**Stated goal:**
Take the lines from the top down to and including the one with "3.4e19, 2.0e19, 8.3e18];" and repeat them exactly. Omit images.

**Recorded information:**

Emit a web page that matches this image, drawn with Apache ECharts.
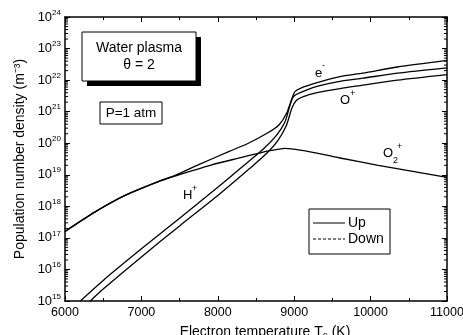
<!DOCTYPE html>
<html><head><meta charset="utf-8">
<script src="https://cdn.jsdelivr.net/npm/echarts@6/dist/echarts.min.js"></script>
<style>html,body{margin:0;padding:0;background:#fff}#c{width:463px;height:335px}</style>
</head><body><div id="c"></div>
<script>
// ---- data ----
const tElectron = [6000, 6400, 6800, 7250, 7450, 7750, 8150, 8400, 8650, 8800, 8900, 8970, 9010, 9080, 9300, 9600, 9900, 10350, 11000];
const nElectron = [1.6e17, 6.8e17, 2.3e18, 6.5e18, 9.8e18, 2.1e19, 5.5e19, 1.0e20, 2.1e20, 3.8e20, 8.9e20, 2.6e21, 4.3e21, 5.5e21, 8.3e21, 1.29e22, 1.66e22, 2.6e22, 4.2e22];

const tO2plus = [6000, 6400, 6800, 7250, 7450, 7900, 8300, 8530, 8700, 8880, 9600, 10100, 11000];
const nO2plus = [1.6e17, 6.8e17, 2.3e18, 6.4e18, 9.3e18, 2.0e19, 3.5e19, 4.8e19, 5.9e19, 6.9e19, 3.4e19, 2.0e19, 8.3e18];

const tHplus = [6200, 6500, 7000, 7500, 8000, 8400, 8600, 8770, 8880, 8945, 8990, 9080, 9300, 9600, 9900, 10350, 11000];
const nHplus = [1.0e15, 4.5e15, 4.5e16, 4.2e17, 4.0e18, 2.6e19, 6.7e19, 1.8e20, 4.8e20, 1.6e21, 3.0e21, 4.0e21, 6.3e21, 9.1e21, 1.15e22, 1.66e22, 2.45e22];

const tOplus = [6330, 6500, 7000, 7500, 8000, 8420, 8640, 8790, 8900, 8970, 9030, 9120, 9300, 9600, 9900, 10350, 11000];
const nOplus = [1.0e15, 2.4e15, 2.5e16, 2.4e17, 2.2e18, 1.6e19, 4.8e19, 1.26e20, 3.8e20, 1.3e21, 2.3e21, 3.0e21, 4.0e21, 5.4e21, 6.9e21, 1.0e22, 1.5e22];

const xMin = 6000, xMax = 11000, xStep = 1000;
const yExponents = [15, 16, 17, 18, 19, 20, 21, 22, 23, 24];
const minorMantissas = [2, 3, 4, 5, 6, 7, 8, 9];

// ---- chart ----
const FONT = '"Liberation Sans", Arial, sans-serif';
const pairs = (t, n) => t.map((v, i) => [v, n[i]]);
const curveStyle = { color: '#000', width: 1.3 };

const minorData = [];
yExponents.slice(0, -1).forEach(e => minorMantissas.forEach(m => minorData.push([xMin, m * Math.pow(10, e)])));

function curve(name, t, n) {
  return { name, type: 'line', data: pairs(t, n), showSymbol: false, smooth: 0.25,
    lineStyle: curveStyle, itemStyle: { color: '#000' }, clip: true, animation: false, z: 3 };
}

const chart = echarts.init(document.getElementById('c'), null, { renderer: 'canvas' });
const axisLineStyle = { color: '#000', width: 1.5 };
chart.setOption({
  animation: false,
  backgroundColor: '#fff',
  textStyle: { fontFamily: FONT },
  grid: { left: 65, right: 16, top: 17, bottom: 34, containLabel: false, outerBoundsMode: 'none' },
  xAxis: [
    { type: 'value', min: xMin, max: xMax, interval: xStep, position: 'bottom',
      axisLine: { lineStyle: axisLineStyle },
      axisTick: { inside: true, length: 5, lineStyle: { color: '#000', width: 1 } },
      minorTick: { show: true, splitNumber: 2, length: 3, lineStyle: { color: '#000', width: 1 } },
      splitLine: { show: false },
      axisLabel: { color: '#000', fontSize: 12.5, fontFamily: FONT, margin: 5, showMaxLabel: true, showMinLabel: true,
        formatter: v => String(v) },
      name: 'Electron temperature T{sub|e} (K)', nameLocation: 'middle', nameGap: 24,
      nameTextStyle: { color: '#000', fontSize: 14, fontFamily: FONT, padding: [0, 0, 0, 18],
        rich: { sub: { fontSize: 9, verticalAlign: 'bottom', fontFamily: FONT, color: '#000', padding: [6, 0, 0, 0] } } } },
    { type: 'value', min: xMin, max: xMax, interval: xStep, position: 'top',
      axisLine: { lineStyle: axisLineStyle },
      axisTick: { inside: true, length: 5, lineStyle: { color: '#000', width: 1 } },
      minorTick: { show: true, splitNumber: 2, length: 3, lineStyle: { color: '#000', width: 1 } },
      splitLine: { show: false }, axisLabel: { show: false } }
  ],
  yAxis: [
    { type: 'log', logBase: 10, min: 1e15, max: 1e24, position: 'left',
      axisLine: { show: true, lineStyle: axisLineStyle },
      axisTick: { show: true, inside: true, length: 5, lineStyle: { color: '#000', width: 1 } },
      splitLine: { show: false },
      axisLabel: { color: '#000', margin: 4,
        formatter: v => '{b|10}{s|' + Math.round(Math.log10(v)) + '}',
        rich: { b: { fontSize: 13, fontFamily: FONT, color: '#000', lineHeight: 17 },
                s: { fontSize: 8, fontFamily: FONT, color: '#000', lineHeight: 8, verticalAlign: 'top' } } },
      name: 'Population number density (m⁻³)', nameLocation: 'middle', nameGap: 31,
      nameTextStyle: { color: '#000', fontSize: 14, fontFamily: FONT } },
    { type: 'log', logBase: 10, min: 1e15, max: 1e24, position: 'right',
      axisLine: { show: true, lineStyle: axisLineStyle },
      axisTick: { show: true, inside: true, length: 5, lineStyle: { color: '#000', width: 1 } },
      splitLine: { show: false }, axisLabel: { show: false } }
  ],
  series: [
    curve('e-', tElectron, nElectron),
    curve('O2+', tO2plus, nO2plus),
    curve('H+', tHplus, nHplus),
    curve('O+', tOplus, nOplus),
    { type: 'custom', name: 'minor', data: minorData, silent: true, z: 4,
      renderItem: (params, api) => {
        const v = api.value(1);
        const pl = api.coord([xMin, v]);
        const pr = api.coord([xMax, v]);
        const st = { stroke: '#000', lineWidth: 1 };
        return { type: 'group', children: [
          { type: 'line', shape: { x1: pl[0], y1: pl[1], x2: pl[0] + 3, y2: pl[1] }, style: st },
          { type: 'line', shape: { x1: pr[0] - 3, y1: pr[1], x2: pr[0], y2: pr[1] }, style: st }
        ] };
      } }
  ],
  graphic: [
    // Water plasma box with shadow
    { type: 'rect', shape: { x: 87, y: 37, width: 114, height: 49 }, style: { fill: '#000' }, z: 10 },
    { type: 'rect', shape: { x: 82, y: 32, width: 114, height: 49 }, style: { fill: '#fff', stroke: '#000', lineWidth: 1 }, z: 11 },
    { type: 'text', x: 139, y: 48, style: { text: 'Water plasma', font: '14px ' + FONT, fill: '#000', align: 'center', verticalAlign: 'middle' }, z: 12 },
    { type: 'text', x: 139, y: 65, style: { text: 'θ = 2', font: '14px ' + FONT, fill: '#000', align: 'center', verticalAlign: 'middle' }, z: 12 },
    // P=1 atm
    { type: 'rect', shape: { x: 100, y: 102, width: 62, height: 22 }, style: { fill: '#fff', stroke: '#000', lineWidth: 1 }, z: 11 },
    { type: 'text', x: 131, y: 113, style: { text: 'P=1 atm', font: '13.5px ' + FONT, fill: '#000', align: 'center', verticalAlign: 'middle' }, z: 12 },
    // curve labels
    { type: 'text', x: 315, y: 73, style: { text: 'e', font: '13px ' + FONT, fill: '#000', verticalAlign: 'middle' }, z: 12 },
    { type: 'text', x: 322, y: 66, style: { text: '-', font: '9px ' + FONT, fill: '#000', verticalAlign: 'middle' }, z: 12 },
    { type: 'text', x: 340, y: 100, style: { text: 'O', font: '13px ' + FONT, fill: '#000', verticalAlign: 'middle' }, z: 12 },
    { type: 'text', x: 350, y: 94, style: { text: '+', font: '9px ' + FONT, fill: '#000', verticalAlign: 'middle' }, z: 12 },
    { type: 'text', x: 383, y: 153, style: { text: 'O', font: '13px ' + FONT, fill: '#000', verticalAlign: 'middle' }, z: 12 },
    { type: 'text', x: 393, y: 161, style: { text: '2', font: '9px ' + FONT, fill: '#000', verticalAlign: 'middle' }, z: 12 },
    { type: 'text', x: 397, y: 147, style: { text: '+', font: '9px ' + FONT, fill: '#000', verticalAlign: 'middle' }, z: 12 },
    { type: 'text', x: 183, y: 195, style: { text: 'H', font: '13px ' + FONT, fill: '#000', verticalAlign: 'middle' }, z: 12 },
    { type: 'text', x: 192, y: 189, style: { text: '+', font: '9px ' + FONT, fill: '#000', verticalAlign: 'middle' }, z: 12 },
    // legend
    { type: 'rect', shape: { x: 309, y: 209, width: 81, height: 45 }, style: { fill: '#fff', stroke: '#000', lineWidth: 1 }, z: 11 },
    { type: 'line', shape: { x1: 313, y1: 223, x2: 345, y2: 223 }, style: { stroke: '#000', lineWidth: 1 }, z: 12 },
    { type: 'text', x: 348, y: 223, style: { text: 'Up', font: '14px ' + FONT, fill: '#000', verticalAlign: 'middle' }, z: 12 },
    { type: 'line', shape: { x1: 313, y1: 239, x2: 345, y2: 239 }, style: { stroke: '#000', lineWidth: 1, lineDash: [3, 2] }, z: 12 },
    { type: 'text', x: 348, y: 239, style: { text: 'Down', font: '14px ' + FONT, fill: '#000', verticalAlign: 'middle' }, z: 12 }
  ]
});
</script>
</body></html>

**Final result:**
Emit a web page that matches this image, drawn with Apache ECharts.
<!DOCTYPE html>
<html><head><meta charset="utf-8">
<script src="https://cdn.jsdelivr.net/npm/echarts@6/dist/echarts.min.js"></script>
<style>html,body{margin:0;padding:0;background:#fff}#c{width:463px;height:335px}</style>
</head><body><div id="c"></div>
<script>
// ---- data ----
const tElectron = [6000, 6400, 6800, 7250, 7450, 7750, 8150, 8400, 8650, 8800, 8900, 8970, 9010, 9080, 9300, 9600, 9900, 10350, 11000];
const nElectron = [1.6e17, 6.8e17, 2.3e18, 6.5e18, 9.8e18, 2.1e19, 5.5e19, 1.0e20, 2.1e20, 3.8e20, 8.9e20, 2.6e21, 4.3e21, 5.5e21, 8.3e21, 1.29e22, 1.66e22, 2.6e22, 4.2e22];

const tO2plus = [6000, 6400, 6800, 7250, 7450, 7900, 8300, 8530, 8700, 8880, 9600, 10100, 11000];
const nO2plus = [1.6e17, 6.8e17, 2.3e18, 6.4e18, 9.3e18, 2.0e19, 3.5e19, 4.8e19, 5.9e19, 6.9e19, 3.4e19, 2.0e19, 8.3e18];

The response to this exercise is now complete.